COLD SPRING, Minn. (AP) — A white rose on an empty chair reminded graduating high school students of their loss.

Seniors at Rocori High School received their diplomas Saturday, seven months after two students were killed in a shooting at the school. One of them, Aaron Rollins, would have graduated Saturday. His older sister, Rachel, accepted his diploma in his place.

Led by the graduates, the crowd stood and applauded as Rachel hugged her parents.

Next in line was Aaron Rollins’ twin, Adam, who smiled when his name was read. He received the second standing ovation of the night.

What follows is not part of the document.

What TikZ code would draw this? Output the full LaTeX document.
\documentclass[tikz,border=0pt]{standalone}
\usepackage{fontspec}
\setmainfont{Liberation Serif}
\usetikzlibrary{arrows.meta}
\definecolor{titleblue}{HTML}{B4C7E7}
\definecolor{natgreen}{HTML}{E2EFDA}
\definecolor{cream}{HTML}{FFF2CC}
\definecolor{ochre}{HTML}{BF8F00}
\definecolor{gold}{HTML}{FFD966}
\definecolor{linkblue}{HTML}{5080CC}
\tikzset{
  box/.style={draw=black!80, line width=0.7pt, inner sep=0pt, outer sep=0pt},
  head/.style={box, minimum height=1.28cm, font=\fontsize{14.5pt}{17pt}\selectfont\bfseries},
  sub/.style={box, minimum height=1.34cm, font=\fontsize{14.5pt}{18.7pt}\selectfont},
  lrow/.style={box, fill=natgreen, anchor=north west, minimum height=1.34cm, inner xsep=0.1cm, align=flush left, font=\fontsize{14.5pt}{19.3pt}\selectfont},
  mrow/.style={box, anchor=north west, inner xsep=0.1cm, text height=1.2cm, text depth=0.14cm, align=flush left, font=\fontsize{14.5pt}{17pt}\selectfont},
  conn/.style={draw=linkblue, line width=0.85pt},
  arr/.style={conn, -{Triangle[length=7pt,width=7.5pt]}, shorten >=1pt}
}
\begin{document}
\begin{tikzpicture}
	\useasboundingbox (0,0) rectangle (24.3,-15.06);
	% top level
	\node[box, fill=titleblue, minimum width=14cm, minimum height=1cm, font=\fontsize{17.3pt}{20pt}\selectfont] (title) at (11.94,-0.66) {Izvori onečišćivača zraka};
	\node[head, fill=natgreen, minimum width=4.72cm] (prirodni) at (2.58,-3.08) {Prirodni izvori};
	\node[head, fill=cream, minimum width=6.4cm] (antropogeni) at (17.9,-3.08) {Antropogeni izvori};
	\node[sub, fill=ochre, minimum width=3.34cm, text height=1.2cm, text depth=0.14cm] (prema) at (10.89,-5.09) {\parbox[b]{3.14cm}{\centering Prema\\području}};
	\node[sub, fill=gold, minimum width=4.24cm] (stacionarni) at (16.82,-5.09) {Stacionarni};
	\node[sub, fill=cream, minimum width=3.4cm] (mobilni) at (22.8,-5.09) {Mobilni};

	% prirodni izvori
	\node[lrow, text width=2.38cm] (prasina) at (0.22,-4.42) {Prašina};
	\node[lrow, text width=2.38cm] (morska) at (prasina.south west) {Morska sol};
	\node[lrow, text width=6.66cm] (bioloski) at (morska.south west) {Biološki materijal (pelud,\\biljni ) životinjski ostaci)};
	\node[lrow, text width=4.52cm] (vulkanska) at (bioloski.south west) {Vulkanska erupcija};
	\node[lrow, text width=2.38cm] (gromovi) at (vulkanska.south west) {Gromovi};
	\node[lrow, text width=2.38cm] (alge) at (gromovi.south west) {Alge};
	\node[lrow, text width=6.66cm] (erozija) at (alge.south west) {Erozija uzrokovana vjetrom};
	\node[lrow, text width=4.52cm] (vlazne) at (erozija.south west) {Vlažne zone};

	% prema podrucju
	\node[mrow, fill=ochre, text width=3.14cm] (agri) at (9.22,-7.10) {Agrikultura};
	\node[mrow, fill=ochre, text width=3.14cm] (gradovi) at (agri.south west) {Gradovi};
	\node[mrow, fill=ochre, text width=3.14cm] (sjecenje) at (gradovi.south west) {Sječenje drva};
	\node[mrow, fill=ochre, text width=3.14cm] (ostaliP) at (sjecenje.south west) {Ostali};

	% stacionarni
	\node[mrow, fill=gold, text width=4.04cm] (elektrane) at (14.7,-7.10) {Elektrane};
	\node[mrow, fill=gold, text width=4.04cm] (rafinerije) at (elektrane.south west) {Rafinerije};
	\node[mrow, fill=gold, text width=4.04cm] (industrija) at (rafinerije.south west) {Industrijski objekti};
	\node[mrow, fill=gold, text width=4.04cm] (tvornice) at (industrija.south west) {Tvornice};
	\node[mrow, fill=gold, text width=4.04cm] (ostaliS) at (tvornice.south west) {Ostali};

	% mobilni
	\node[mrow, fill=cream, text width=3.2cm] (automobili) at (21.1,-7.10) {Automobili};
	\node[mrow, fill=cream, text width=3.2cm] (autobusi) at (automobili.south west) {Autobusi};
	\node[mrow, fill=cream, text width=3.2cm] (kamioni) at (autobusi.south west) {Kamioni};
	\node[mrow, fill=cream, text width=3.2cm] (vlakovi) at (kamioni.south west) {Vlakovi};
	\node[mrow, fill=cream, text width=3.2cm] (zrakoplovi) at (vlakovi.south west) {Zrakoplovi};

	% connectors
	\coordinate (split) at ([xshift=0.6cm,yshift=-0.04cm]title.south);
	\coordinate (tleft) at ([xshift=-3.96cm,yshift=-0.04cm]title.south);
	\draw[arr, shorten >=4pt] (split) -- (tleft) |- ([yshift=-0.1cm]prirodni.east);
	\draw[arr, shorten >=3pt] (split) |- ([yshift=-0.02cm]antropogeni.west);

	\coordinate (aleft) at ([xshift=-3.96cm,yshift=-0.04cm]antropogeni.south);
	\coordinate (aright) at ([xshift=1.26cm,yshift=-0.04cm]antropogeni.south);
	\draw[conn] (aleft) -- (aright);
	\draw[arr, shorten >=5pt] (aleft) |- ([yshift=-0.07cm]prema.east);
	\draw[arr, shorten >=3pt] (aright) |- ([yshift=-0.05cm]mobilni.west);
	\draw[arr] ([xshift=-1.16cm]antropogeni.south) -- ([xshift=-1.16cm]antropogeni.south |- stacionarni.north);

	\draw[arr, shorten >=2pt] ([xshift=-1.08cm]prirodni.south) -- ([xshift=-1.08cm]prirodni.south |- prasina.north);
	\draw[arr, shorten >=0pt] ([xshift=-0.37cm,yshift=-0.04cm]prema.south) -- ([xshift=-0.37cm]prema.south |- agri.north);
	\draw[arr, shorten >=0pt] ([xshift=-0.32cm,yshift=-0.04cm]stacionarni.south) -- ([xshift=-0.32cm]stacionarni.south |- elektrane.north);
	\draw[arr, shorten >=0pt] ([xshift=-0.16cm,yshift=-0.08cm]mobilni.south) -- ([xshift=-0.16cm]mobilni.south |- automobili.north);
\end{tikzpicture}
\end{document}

With their diplomas, each graduate received a small, handmade keepsake from Aaron’s parents, Tom and Sherry Rollins. The keepsake was a small bag with potpourri and Lifesavers attached to a card with Aaron’s name on it. On the back of the card was a poem that ended: “Go out into the world and make it a better place. I will be watching over you with a smile on my face.”

Freshman Jason McLaughlin, 15, is charged with shooting Aaron Rollins and Seth Bartell on Sept. 24 at the high school in Cold Spring, a small town about 60 miles northwest of the Twin Cities. Seth died weeks after the attack.

Andrea Wahlin, president of the student senate, told Saturday’s graduates they’re stronger and more compassionate toward each other since the shooting.

“We’ve found a deeper meaning in the quote, ‘Live every day as if it were the last,’” Andrea said.

Aaron’s father said the day was still one of celebration, even though he didn’t get to see both his sons graduate.

“We’ve told them not to spend time dwelling on Aaron’s death,” Mr. Rollins said.

He added that the shooting meant Aaron’s classmates didn’t get to enjoy a normal senior year of high school.

“Senior year is supposed to be fun,” Mr. Rollins said. “They really haven’t had much of a senior year.”